Newberry Case MS 6A 34 is a fair copy of a register of criminals executed in Venice between 803 and 1774. In an introductory note, the readers are exhorted not to be saddened by the list of names included in the volume, which should, instead, serve as a warning not to commit the same crimes. The following page contains a mention of four fires that destroyed the San Marco Church and the public library, causing the lack of documentation before 803 and between 864 and 1264. Pages 32 and 33 show examples of records generally including 1) a number (in sequence, from 1 to 715); 2) the name of the executed; 3) his/her age at the time of execution; 4) the modes of execution and a description of the crime.  Some entries are anecdotal: Giovanni Maria Montovano, for example, was about to be hanged but the cord broke and he escaped death, falling on the floor and hitting his head (p.32).
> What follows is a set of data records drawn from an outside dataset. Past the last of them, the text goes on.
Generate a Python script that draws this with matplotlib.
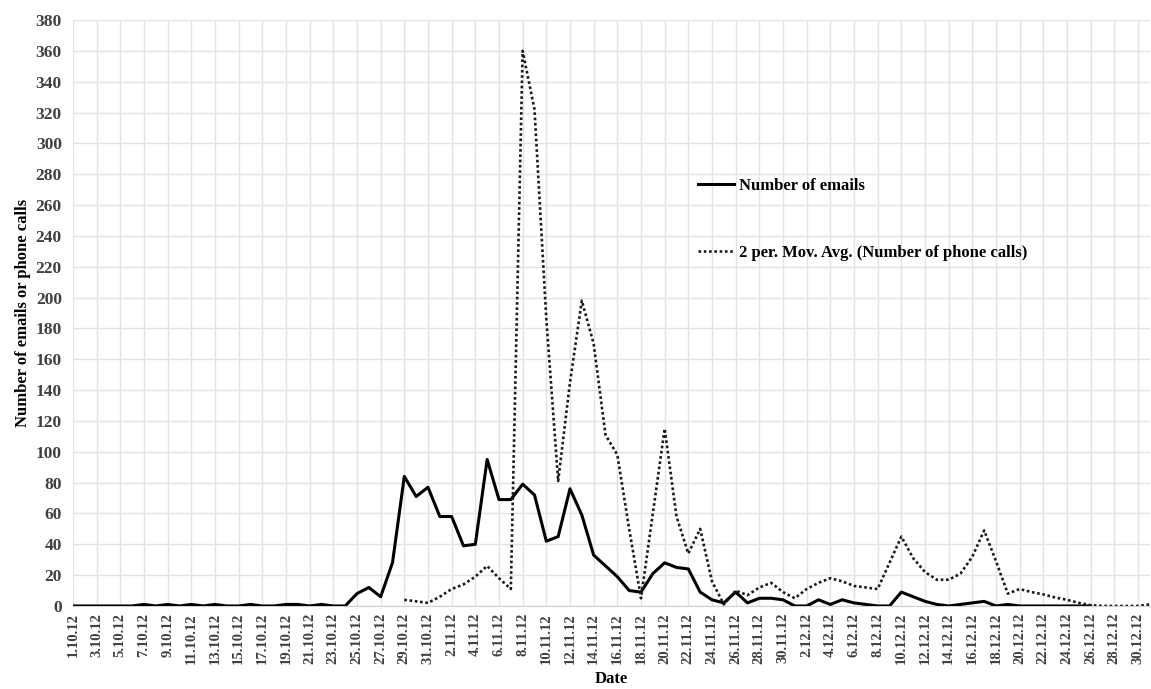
import numpy as np
import pandas as pd
import matplotlib
matplotlib.use("Agg")
import matplotlib.pyplot as plt

plt.rcParams['font.family'] = ['Liberation Serif', 'DejaVu Serif']
plt.rcParams['font.weight'] = 'bold'

# one category per day, 1.10.12 .. 31.12.12
dates = pd.date_range('2012-10-01', '2012-12-31', freq='D')
date_labels = [f"{d.day}.{d.month}.12" for d in dates]

nan = np.nan
emails = [
    0, 0, 0, 0, 0, 0, 1, 0, 1, 0, 1, 0, 1, 0, 0, 1, 0, 0, 1, 1, 0, 1, 0, 0,
    8, 12, 6, 28, 84, 71, 77,                                   # 25.10 - 31.10
    58, 58, 39, 40, 95, 69, 69, 79, 72, 42, 45, 76, 59, 33, 26,  # 1.11 - 15.11
    19, 10, 9, 21, 28, 25, 24, 9, 4, 2, 9, 2, 5, 5, 4,           # 16.11 - 30.11
    0, 0, 4, 1, 4, 2, 1, 0, 0, 9, 6, 3, 1, 0, 1, 2, 3, 0, 1, 0,  # 1.12 - 20.12
    0, 0, 0, 0, 0, 0, nan, nan, nan, nan, nan,                   # 21.12 - 31.12
]

# 2 period moving average of phone calls (starts 29.10)
phone_ma = [nan] * 28 + [
    4, 3, 2,                                                     # 29.10 - 31.10
    6, 11, 14, 19, 26, 18, 11, 360, 322, 186, 81, 145, 198, 170, 111,  # 1.11 - 15.11
    98, 50, 5, 60, 115, 58, 34, 50, 16, 1, 10, 7, 12, 15, 9,     # 16.11 - 30.11
    5, 11, 15, 18, 16, 13, 12, 11, 28, 45, 31, 22, 17, 17, 21, 32, 49, 29, 8, 11,  # 1.12 - 20.12
    9, 7.5, 5.5, 4, 2, 0.5, 0, 0, 0, 0, 1,                       # 21.12 - 31.12
]

x = np.arange(len(dates))

fig = plt.figure(figsize=(11.51, 6.89), dpi=100)
ax = fig.add_axes([0.0634, 0.1205, 0.9356, 0.8505])

ax.plot(x, emails, color='black', lw=2.2, label='Number of emails', zorder=3)
ax.plot(x, phone_ma, color='#1a1a1a', lw=1.9, linestyle=(0, (1, 1)),
        label='2 per. Mov. Avg. (Number of phone calls)', zorder=3)

ax.set_xlim(0, len(dates) - 1)
ax.set_ylim(0, 380)
ax.set_yticks(np.arange(0, 381, 20))
ax.set_xticks(x[::2])
ax.set_xticklabels(date_labels[::2], rotation=90, fontsize=10.5, color='#404040')
ax.tick_params(axis='y', labelsize=12.5, labelcolor='#404040')
ax.tick_params(axis='x', pad=5)
ax.tick_params(axis='y', pad=8)
ax.tick_params(length=0)

ax.grid(True, color='#e3e3e3', lw=1.0)
ax.set_axisbelow(True)
for side in ['top', 'right', 'left']:
    ax.spines[side].set_visible(False)
ax.spines['bottom'].set_color('#d0d0d0')

ax.set_xlabel('Date', fontsize=12, fontweight='bold', labelpad=5)
ax.set_ylabel('Number of emails or phone calls', fontsize=12, fontweight='bold', labelpad=3)

ax.legend(loc='upper left', bbox_to_anchor=(0.593, 0.764), bbox_transform=fig.transFigure,
          frameon=False, fontsize=12, handlelength=2.2, handletextpad=0.3, labelspacing=3.1)

fig.savefig('out.png', dpi=100)
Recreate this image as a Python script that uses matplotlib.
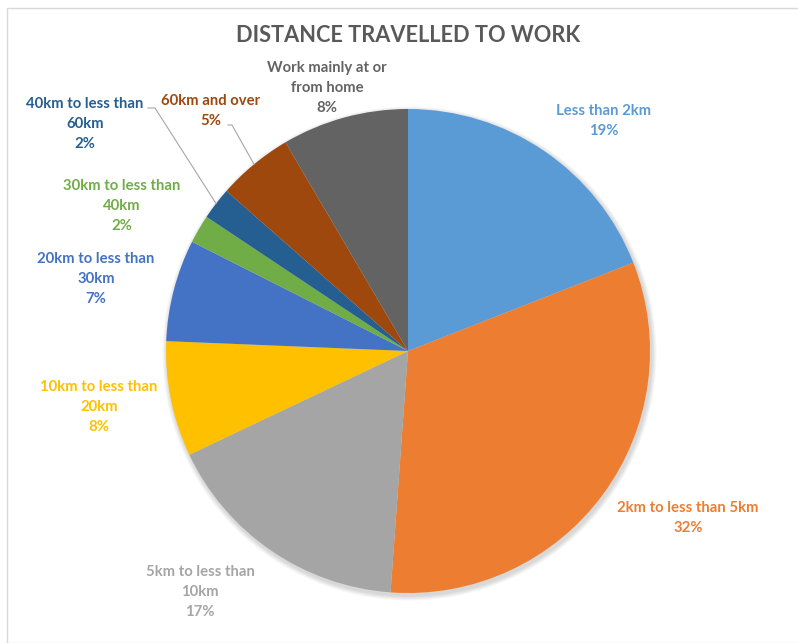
import numpy as np
import matplotlib.pyplot as plt
from matplotlib.patches import Rectangle, Circle

# data (clockwise from 12 o'clock)
categories = ["Less than 2km", "2km to less than 5km", "5km to less than\n10km",
              "10km to less than\n20km", "20km to less than\n30km", "30km to less than\n40km",
              "40km to less than\n60km", "60km and over", "Work mainly at or\nfrom home"]
shares = [19.05, 32.1, 16.8, 7.7, 6.8, 1.9, 2.15, 5.05, 8.45]
colors = ["#5B9BD5", "#ED7D31", "#A5A5A5", "#FFC000", "#4472C4",
          "#70AD47", "#255E91", "#9E480E", "#636363"]

W, H = 798, 643
fig = plt.figure(figsize=(W / 100, H / 100), dpi=100)
ax = fig.add_axes([0, 0, 1, 1])

# light frame round the chart area
fig.patches.append(Rectangle((7 / W, 0), 1, 1 - 8 / H, transform=fig.transFigure,
                             fill=False, edgecolor="#D9D9D9", linewidth=1))

cx, cy, r = 408, H - 351, 242

# soft shadow under the pie
for k in range(5):
    ax.add_patch(Circle((cx + 1.5, cy - 2.5), r + 1 + k, color="black",
                        alpha=0.03, linewidth=0, zorder=0))

wedges, _ = ax.pie(shares, colors=colors, startangle=90, counterclock=False,
                   center=(cx, cy), radius=r, frame=True,
                   wedgeprops=dict(linewidth=0, zorder=1))
ax.set_xlim(0, W)
ax.set_ylim(0, H)
ax.set_aspect("equal")
ax.axis("off")

fig.text(408 / W, 1 - 36 / H, "DISTANCE TRAVELLED TO WORK", ha="center", va="center",
         fontsize=15.7, fontweight="bold", color="#595959", family="Lato")

# label centres in pixels (x, y from top)
label_pos = [(604, 121), (688, 518), (200, 592), (99, 407), (96, 279),
             (122, 206), (85, 124), (211, 111), (327, 88)]
for lab, val, col, (px, py) in zip(categories, shares, colors, label_pos):
    ax.text(px, H - py, f"{lab}\n{val:.0f}%", ha="center", va="center",
            fontsize=10.7, fontweight="bold", color=col, family="Lato",
            linespacing=1.52)

# leader lines for the two small slices
leaders = {6: (148, 108, 155), 7: (228, 125, 232)}
for i, (x0, y0, x1) in leaders.items():
    w = wedges[i]
    mid = np.deg2rad((w.theta1 + w.theta2) / 2)
    ex, ey = cx + r * np.cos(mid), cy + r * np.sin(mid)
    ax.plot([x0, x1, ex], [H - y0, H - y0, ey], color="#A6A6A6", linewidth=0.8)

fig.savefig("out.png", dpi=100, facecolor="white")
The causes of convictions were multiple: Mattio Pozzo, for example, was sentenced to death because he attempted to hit the Doge (p.33).


Corsiva (sec. XVIII fine) regolare, inclinata a destra dove permangono abbreviazioni e forme di lettere del secolo precedente.
Da notare: la d che lega a destra mediante il raddoppio della traversa (32, r. 5: bandito); la z che scende sotto il rigo in un solo tratto verticale (33, r. 14: Venezia).